PROBLEM DETAILS: Go through the entries and transcribe each one exactly, dropping the pictures.

* START ENTRIES *

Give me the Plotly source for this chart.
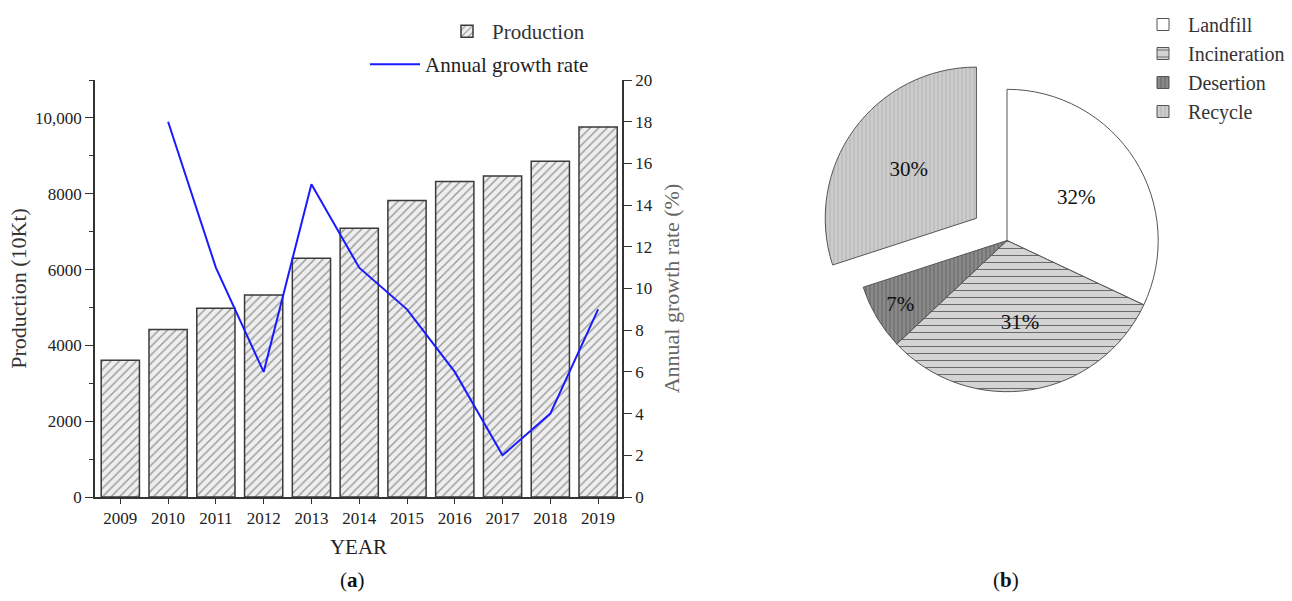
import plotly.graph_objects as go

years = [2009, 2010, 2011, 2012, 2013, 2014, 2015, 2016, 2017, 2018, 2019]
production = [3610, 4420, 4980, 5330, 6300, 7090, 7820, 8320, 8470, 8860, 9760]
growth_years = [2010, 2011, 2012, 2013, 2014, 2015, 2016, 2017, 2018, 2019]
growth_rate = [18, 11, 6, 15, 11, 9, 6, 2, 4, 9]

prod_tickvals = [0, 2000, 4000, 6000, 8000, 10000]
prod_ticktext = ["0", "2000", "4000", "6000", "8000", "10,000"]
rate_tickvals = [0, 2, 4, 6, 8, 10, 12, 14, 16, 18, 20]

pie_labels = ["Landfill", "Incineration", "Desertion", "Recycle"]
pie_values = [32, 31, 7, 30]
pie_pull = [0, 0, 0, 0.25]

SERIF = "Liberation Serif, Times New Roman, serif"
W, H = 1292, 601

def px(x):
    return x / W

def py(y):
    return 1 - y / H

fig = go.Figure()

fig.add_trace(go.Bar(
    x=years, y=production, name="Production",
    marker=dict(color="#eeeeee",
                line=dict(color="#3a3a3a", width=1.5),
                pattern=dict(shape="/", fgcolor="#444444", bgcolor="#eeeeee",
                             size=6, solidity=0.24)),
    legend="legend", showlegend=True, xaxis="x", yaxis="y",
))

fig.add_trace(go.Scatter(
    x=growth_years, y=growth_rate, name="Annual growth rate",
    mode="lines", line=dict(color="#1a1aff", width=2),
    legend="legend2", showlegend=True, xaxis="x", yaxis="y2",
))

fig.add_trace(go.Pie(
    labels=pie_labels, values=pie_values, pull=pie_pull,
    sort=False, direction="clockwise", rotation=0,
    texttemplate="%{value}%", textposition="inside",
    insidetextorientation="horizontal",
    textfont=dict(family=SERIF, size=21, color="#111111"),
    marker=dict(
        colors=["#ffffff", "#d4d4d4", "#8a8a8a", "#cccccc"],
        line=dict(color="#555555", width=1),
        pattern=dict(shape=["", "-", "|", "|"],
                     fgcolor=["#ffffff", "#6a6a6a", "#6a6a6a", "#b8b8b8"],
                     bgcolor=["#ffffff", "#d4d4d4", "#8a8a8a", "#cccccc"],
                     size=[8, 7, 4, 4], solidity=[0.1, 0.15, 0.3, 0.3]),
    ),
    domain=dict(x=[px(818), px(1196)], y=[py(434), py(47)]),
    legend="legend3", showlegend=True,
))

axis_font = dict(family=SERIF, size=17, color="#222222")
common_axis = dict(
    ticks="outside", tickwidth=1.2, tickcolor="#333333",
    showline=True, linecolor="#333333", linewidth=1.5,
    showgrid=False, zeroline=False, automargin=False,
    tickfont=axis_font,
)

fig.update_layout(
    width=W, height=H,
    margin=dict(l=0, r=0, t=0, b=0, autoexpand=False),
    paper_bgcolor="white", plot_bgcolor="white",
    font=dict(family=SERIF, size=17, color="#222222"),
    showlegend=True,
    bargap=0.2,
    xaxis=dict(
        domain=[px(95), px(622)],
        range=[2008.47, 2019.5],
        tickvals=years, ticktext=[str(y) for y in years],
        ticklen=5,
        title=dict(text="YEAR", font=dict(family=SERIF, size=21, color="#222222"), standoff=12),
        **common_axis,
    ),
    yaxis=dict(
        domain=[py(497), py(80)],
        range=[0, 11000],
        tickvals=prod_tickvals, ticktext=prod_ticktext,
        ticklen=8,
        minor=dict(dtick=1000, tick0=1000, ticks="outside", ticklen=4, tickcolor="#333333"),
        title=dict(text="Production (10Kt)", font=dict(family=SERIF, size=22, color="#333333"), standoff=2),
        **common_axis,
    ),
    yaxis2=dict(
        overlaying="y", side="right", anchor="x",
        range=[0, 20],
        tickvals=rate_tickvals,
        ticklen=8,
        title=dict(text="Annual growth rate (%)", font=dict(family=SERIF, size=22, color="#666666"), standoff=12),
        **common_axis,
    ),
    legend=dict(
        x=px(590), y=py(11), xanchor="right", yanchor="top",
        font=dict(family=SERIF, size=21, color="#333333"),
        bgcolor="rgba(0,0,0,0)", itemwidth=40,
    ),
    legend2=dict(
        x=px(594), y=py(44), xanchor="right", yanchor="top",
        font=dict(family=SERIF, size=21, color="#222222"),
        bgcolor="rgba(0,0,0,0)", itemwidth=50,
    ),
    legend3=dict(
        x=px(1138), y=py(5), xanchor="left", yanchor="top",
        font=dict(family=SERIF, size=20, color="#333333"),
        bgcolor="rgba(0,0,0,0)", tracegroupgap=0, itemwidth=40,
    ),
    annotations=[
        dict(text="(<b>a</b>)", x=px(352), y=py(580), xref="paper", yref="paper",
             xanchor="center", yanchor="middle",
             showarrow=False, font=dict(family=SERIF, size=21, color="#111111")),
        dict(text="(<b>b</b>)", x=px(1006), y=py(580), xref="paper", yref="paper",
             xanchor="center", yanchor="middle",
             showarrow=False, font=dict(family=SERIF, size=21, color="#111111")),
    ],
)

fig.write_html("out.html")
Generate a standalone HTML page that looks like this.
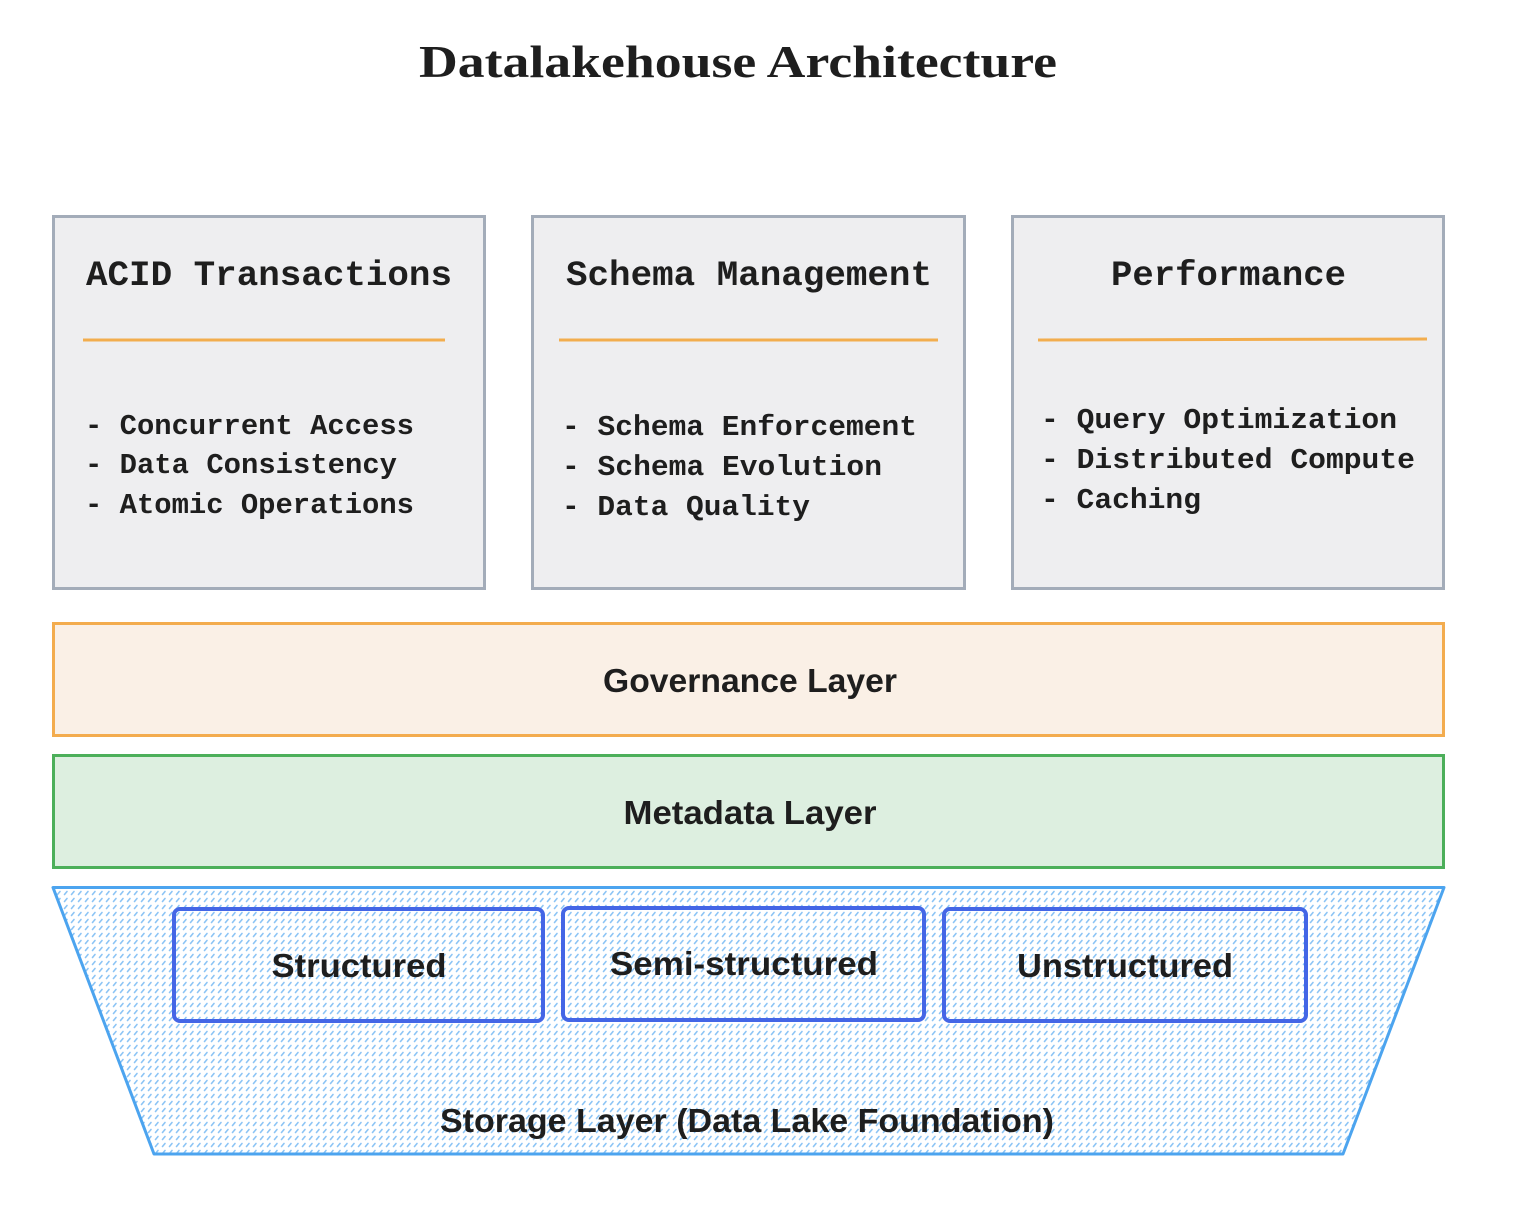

* END ENTRIES *

SOLUTION FOR THIS TASK:
Give me the Plotly source for this chart.
import plotly.graph_objects as go

years = [2009, 2010, 2011, 2012, 2013, 2014, 2015, 2016, 2017, 2018, 2019]
production = [3610, 4420, 4980, 5330, 6300, 7090, 7820, 8320, 8470, 8860, 9760]
growth_years = [2010, 2011, 2012, 2013, 2014, 2015, 2016, 2017, 2018, 2019]
growth_rate = [18, 11, 6, 15, 11, 9, 6, 2, 4, 9]

prod_tickvals = [0, 2000, 4000, 6000, 8000, 10000]
prod_ticktext = ["0", "2000", "4000", "6000", "8000", "10,000"]
rate_tickvals = [0, 2, 4, 6, 8, 10, 12, 14, 16, 18, 20]

pie_labels = ["Landfill", "Incineration", "Desertion", "Recycle"]
pie_values = [32, 31, 7, 30]
pie_pull = [0, 0, 0, 0.25]

SERIF = "Liberation Serif, Times New Roman, serif"
W, H = 1292, 601

def px(x):
    return x / W

def py(y):
    return 1 - y / H

fig = go.Figure()

fig.add_trace(go.Bar(
    x=years, y=production, name="Production",
    marker=dict(color="#eeeeee",
                line=dict(color="#3a3a3a", width=1.5),
                pattern=dict(shape="/", fgcolor="#444444", bgcolor="#eeeeee",
                             size=6, solidity=0.24)),
    legend="legend", showlegend=True, xaxis="x", yaxis="y",
))

fig.add_trace(go.Scatter(
    x=growth_years, y=growth_rate, name="Annual growth rate",
    mode="lines", line=dict(color="#1a1aff", width=2),
    legend="legend2", showlegend=True, xaxis="x", yaxis="y2",
))

fig.add_trace(go.Pie(
    labels=pie_labels, values=pie_values, pull=pie_pull,
    sort=False, direction="clockwise", rotation=0,
    texttemplate="%{value}%", textposition="inside",
    insidetextorientation="horizontal",
    textfont=dict(family=SERIF, size=21, color="#111111"),
    marker=dict(
        colors=["#ffffff", "#d4d4d4", "#8a8a8a", "#cccccc"],
        line=dict(color="#555555", width=1),
        pattern=dict(shape=["", "-", "|", "|"],
                     fgcolor=["#ffffff", "#6a6a6a", "#6a6a6a", "#b8b8b8"],
                     bgcolor=["#ffffff", "#d4d4d4", "#8a8a8a", "#cccccc"],
                     size=[8, 7, 4, 4], solidity=[0.1, 0.15, 0.3, 0.3]),
    ),
    domain=dict(x=[px(818), px(1196)], y=[py(434), py(47)]),
    legend="legend3", showlegend=True,
))

axis_font = dict(family=SERIF, size=17, color="#222222")
common_axis = dict(
    ticks="outside", tickwidth=1.2, tickcolor="#333333",
    showline=True, linecolor="#333333", linewidth=1.5,
    showgrid=False, zeroline=False, automargin=False,
    tickfont=axis_font,
)

fig.update_layout(
    width=W, height=H,
    margin=dict(l=0, r=0, t=0, b=0, autoexpand=False),
    paper_bgcolor="white", plot_bgcolor="white",
    font=dict(family=SERIF, size=17, color="#222222"),
    showlegend=True,
    bargap=0.2,
    xaxis=dict(
        domain=[px(95), px(622)],
        range=[2008.47, 2019.5],
        tickvals=years, ticktext=[str(y) for y in years],
        ticklen=5,
        title=dict(text="YEAR", font=dict(family=SERIF, size=21, color="#222222"), standoff=12),
        **common_axis,
    ),
    yaxis=dict(
        domain=[py(497), py(80)],
        range=[0, 11000],
        tickvals=prod_tickvals, ticktext=prod_ticktext,
        ticklen=8,
        minor=dict(dtick=1000, tick0=1000, ticks="outside", ticklen=4, tickcolor="#333333"),
        title=dict(text="Production (10Kt)", font=dict(family=SERIF, size=22, color="#333333"), standoff=2),
        **common_axis,
    ),
    yaxis2=dict(
        overlaying="y", side="right", anchor="x",
        range=[0, 20],
        tickvals=rate_tickvals,
        ticklen=8,
        title=dict(text="Annual growth rate (%)", font=dict(family=SERIF, size=22, color="#666666"), standoff=12),
        **common_axis,
    ),
    legend=dict(
        x=px(590), y=py(11), xanchor="right", yanchor="top",
        font=dict(family=SERIF, size=21, color="#333333"),
        bgcolor="rgba(0,0,0,0)", itemwidth=40,
    ),
    legend2=dict(
        x=px(594), y=py(44), xanchor="right", yanchor="top",
        font=dict(family=SERIF, size=21, color="#222222"),
        bgcolor="rgba(0,0,0,0)", itemwidth=50,
    ),
    legend3=dict(
        x=px(1138), y=py(5), xanchor="left", yanchor="top",
        font=dict(family=SERIF, size=20, color="#333333"),
        bgcolor="rgba(0,0,0,0)", tracegroupgap=0, itemwidth=40,
    ),
    annotations=[
        dict(text="(<b>a</b>)", x=px(352), y=py(580), xref="paper", yref="paper",
             xanchor="center", yanchor="middle",
             showarrow=False, font=dict(family=SERIF, size=21, color="#111111")),
        dict(text="(<b>b</b>)", x=px(1006), y=py(580), xref="paper", yref="paper",
             xanchor="center", yanchor="middle",
             showarrow=False, font=dict(family=SERIF, size=21, color="#111111")),
    ],
)

fig.write_html("out.html")
Generate a standalone HTML page that looks like this.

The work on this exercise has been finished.